Data
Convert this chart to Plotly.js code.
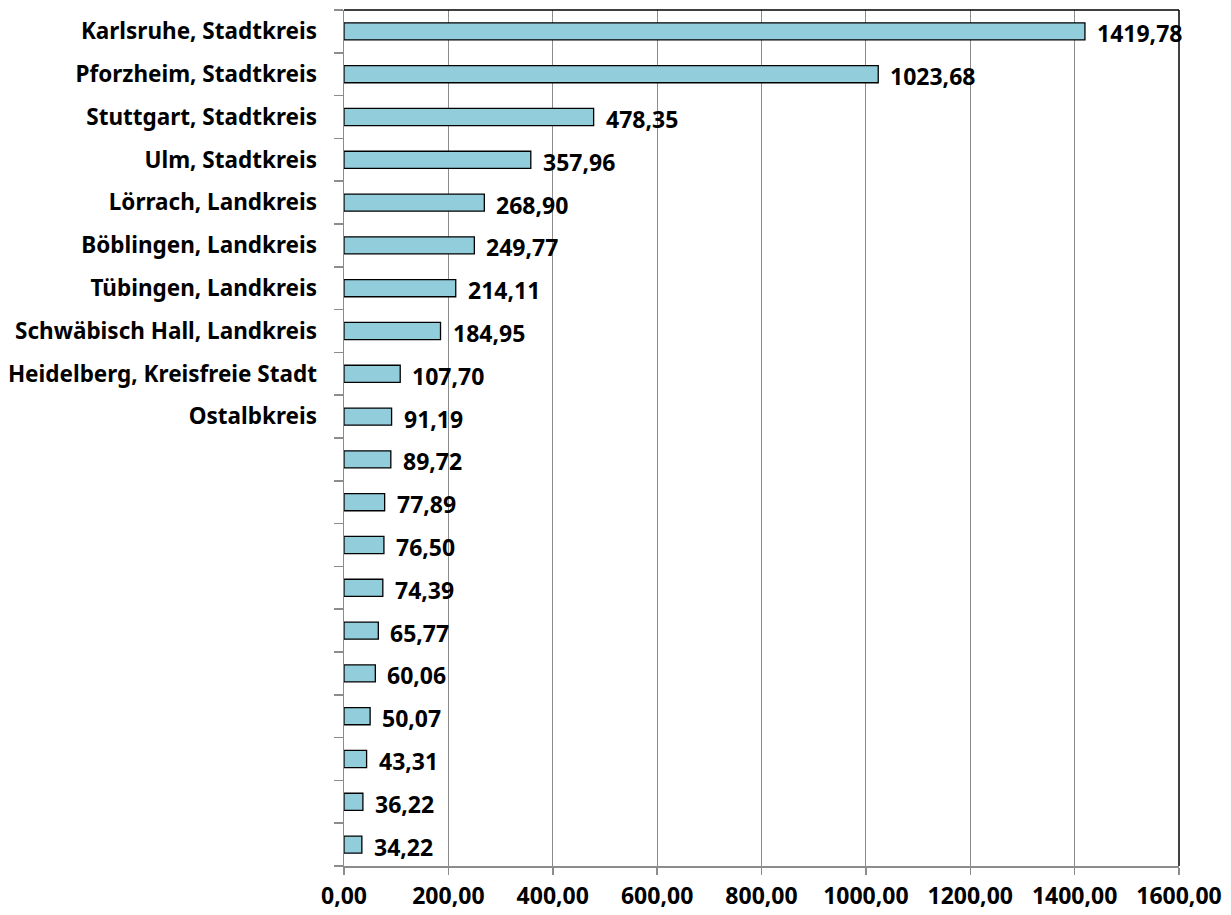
<!DOCTYPE html>
<html>
<head>
<meta charset="utf-8">
<script src="https://cdn.plot.ly/plotly-3.0.1.min.js"></script>
<style>html,body{margin:0;padding:0;background:#fff;}#chart{width:1231px;height:915px;}</style>
</head>
<body>
<div id="chart"></div>
<script>
const categories = [
  "Karlsruhe, Stadtkreis",
  "Pforzheim, Stadtkreis",
  "Stuttgart, Stadtkreis",
  "Ulm, Stadtkreis",
  "Lörrach, Landkreis",
  "Böblingen, Landkreis",
  "Tübingen, Landkreis",
  "Schwäbisch Hall, Landkreis",
  "Heidelberg, Kreisfreie Stadt",
  "Ostalbkreis",
  "", "", "", "", "", "", "", "", "", ""
];
const values = [1419.78, 1023.68, 478.35, 357.96, 268.90, 249.77, 214.11, 184.95, 107.70, 91.19,
                89.72, 77.89, 76.50, 74.39, 65.77, 60.06, 50.07, 43.31, 36.22, 34.22];
const xTicks = [0, 200, 400, 600, 800, 1000, 1200, 1400, 1600];

const fmt = v => v.toFixed(2).replace('.', ',');
const pos = values.map((v, i) => i);
const font = "Noto Sans, DejaVu Sans, sans-serif";

const trace = {
  type: 'bar',
  orientation: 'h',
  x: values,
  y: pos,
  marker: {color: '#92CDDC', line: {color: '#000000', width: 1.3}},
  hoverinfo: 'none'
};

const annotations = values.map((v, i) => ({
  x: v, y: i, xref: 'x', yref: 'y',
  text: fmt(v), showarrow: false,
  xanchor: 'left', yanchor: 'middle', xshift: 10, yshift: -2,
  font: {family: font, size: 23, color: '#000', weight: 'bold'}
}));

const layout = {
  width: 1231, height: 915,
  margin: {l: 344, r: 52, t: 10, b: 49},
  paper_bgcolor: '#fff', plot_bgcolor: '#fff',
  showlegend: false,
  bargap: 0.6,
  separators: ',.',
  xaxis: {
    range: [0, 1600], tickvals: xTicks, tickformat: '.2f',
    showgrid: true, gridcolor: '#8c8c8c', gridwidth: 1,
    showline: true, linecolor: '#8c8c8c', linewidth: 1.5,
    ticks: 'outside', ticklen: 7, tickcolor: '#8c8c8c', tickwidth: 1.5,
    zeroline: false,
    tickfont: {family: font, size: 23, color: '#000', weight: 'bold'},
    ticklabelstandoff: 2
  },
  yaxis: {
    range: [19.5, -0.5], tickvals: pos, ticktext: categories,
    showgrid: false, zeroline: false,
    showline: true, linecolor: '#8c8c8c', linewidth: 1.5,
    ticks: '', ticklabelstandoff: 21,
    tickfont: {family: font, size: 22.5, color: '#000', weight: 'bold'},
    minor: {tickvals: pos.map(p => p + 0.5).concat([-0.5]), ticks: 'outside', ticklen: 9, tickcolor: '#8c8c8c', tickwidth: 1.5, showgrid: false}
  },
  shapes: [
    {type: 'line', xref: 'paper', yref: 'paper', x0: 0, x1: 1, y0: 1, y1: 1, line: {color: '#000', width: 1.5}},
    {type: 'line', xref: 'paper', yref: 'paper', x0: 1, x1: 1, y0: 0, y1: 1, line: {color: '#000', width: 1.5}}
  ],
  annotations: annotations
};

Plotly.newPlot('chart', [trace], layout, {displayModeBar: false, staticPlot: true});
</script>
</body>
</html>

What you need to do
Leave the pictures out and output the rest of the listing exactly.

Reply to the task
Convert this chart to Plotly.js code.
<!DOCTYPE html>
<html>
<head>
<meta charset="utf-8">
<script src="https://cdn.plot.ly/plotly-3.0.1.min.js"></script>
<style>html,body{margin:0;padding:0;background:#fff;}#chart{width:1231px;height:915px;}</style>
</head>
<body>
<div id="chart"></div>
<script>
const categories = [
  "Karlsruhe, Stadtkreis",
  "Pforzheim, Stadtkreis",
  "Stuttgart, Stadtkreis",
  "Ulm, Stadtkreis",
  "Lörrach, Landkreis",
  "Böblingen, Landkreis",
  "Tübingen, Landkreis",
  "Schwäbisch Hall, Landkreis",
  "Heidelberg, Kreisfreie Stadt",
  "Ostalbkreis",
  "", "", "", "", "", "", "", "", "", ""
];
const values = [1419.78, 1023.68, 478.35, 357.96, 268.90, 249.77, 214.11, 184.95, 107.70, 91.19,
                89.72, 77.89, 76.50, 74.39, 65.77, 60.06, 50.07, 43.31, 36.22, 34.22];
const xTicks = [0, 200, 400, 600, 800, 1000, 1200, 1400, 1600];

const fmt = v => v.toFixed(2).replace('.', ',');
const pos = values.map((v, i) => i);
const font = "Noto Sans, DejaVu Sans, sans-serif";

const trace = {
  type: 'bar',
  orientation: 'h',
  x: values,
  y: pos,
  marker: {color: '#92CDDC', line: {color: '#000000', width: 1.3}},
  hoverinfo: 'none'
};

const annotations = values.map((v, i) => ({
  x: v, y: i, xref: 'x', yref: 'y',
  text: fmt(v), showarrow: false,
  xanchor: 'left', yanchor: 'middle', xshift: 10, yshift: -2,
  font: {family: font, size: 23, color: '#000', weight: 'bold'}
}));

const layout = {
  width: 1231, height: 915,
  margin: {l: 344, r: 52, t: 10, b: 49},
  paper_bgcolor: '#fff', plot_bgcolor: '#fff',
  showlegend: false,
  bargap: 0.6,
  separators: ',.',
  xaxis: {
    range: [0, 1600], tickvals: xTicks, tickformat: '.2f',
    showgrid: true, gridcolor: '#8c8c8c', gridwidth: 1,
    showline: true, linecolor: '#8c8c8c', linewidth: 1.5,
    ticks: 'outside', ticklen: 7, tickcolor: '#8c8c8c', tickwidth: 1.5,
    zeroline: false,
    tickfont: {family: font, size: 23, color: '#000', weight: 'bold'},
    ticklabelstandoff: 2
  },
  yaxis: {
    range: [19.5, -0.5], tickvals: pos, ticktext: categories,
    showgrid: false, zeroline: false,
    showline: true, linecolor: '#8c8c8c', linewidth: 1.5,
    ticks: '', ticklabelstandoff: 21,
    tickfont: {family: font, size: 22.5, color: '#000', weight: 'bold'},
    minor: {tickvals: pos.map(p => p + 0.5).concat([-0.5]), ticks: 'outside', ticklen: 9, tickcolor: '#8c8c8c', tickwidth: 1.5, showgrid: false}
  },
  shapes: [
    {type: 'line', xref: 'paper', yref: 'paper', x0: 0, x1: 1, y0: 1, y1: 1, line: {color: '#000', width: 1.5}},
    {type: 'line', xref: 'paper', yref: 'paper', x0: 1, x1: 1, y0: 0, y1: 1, line: {color: '#000', width: 1.5}}
  ],
  annotations: annotations
};

Plotly.newPlot('chart', [trace], layout, {displayModeBar: false, staticPlot: true});
</script>
</body>
</html>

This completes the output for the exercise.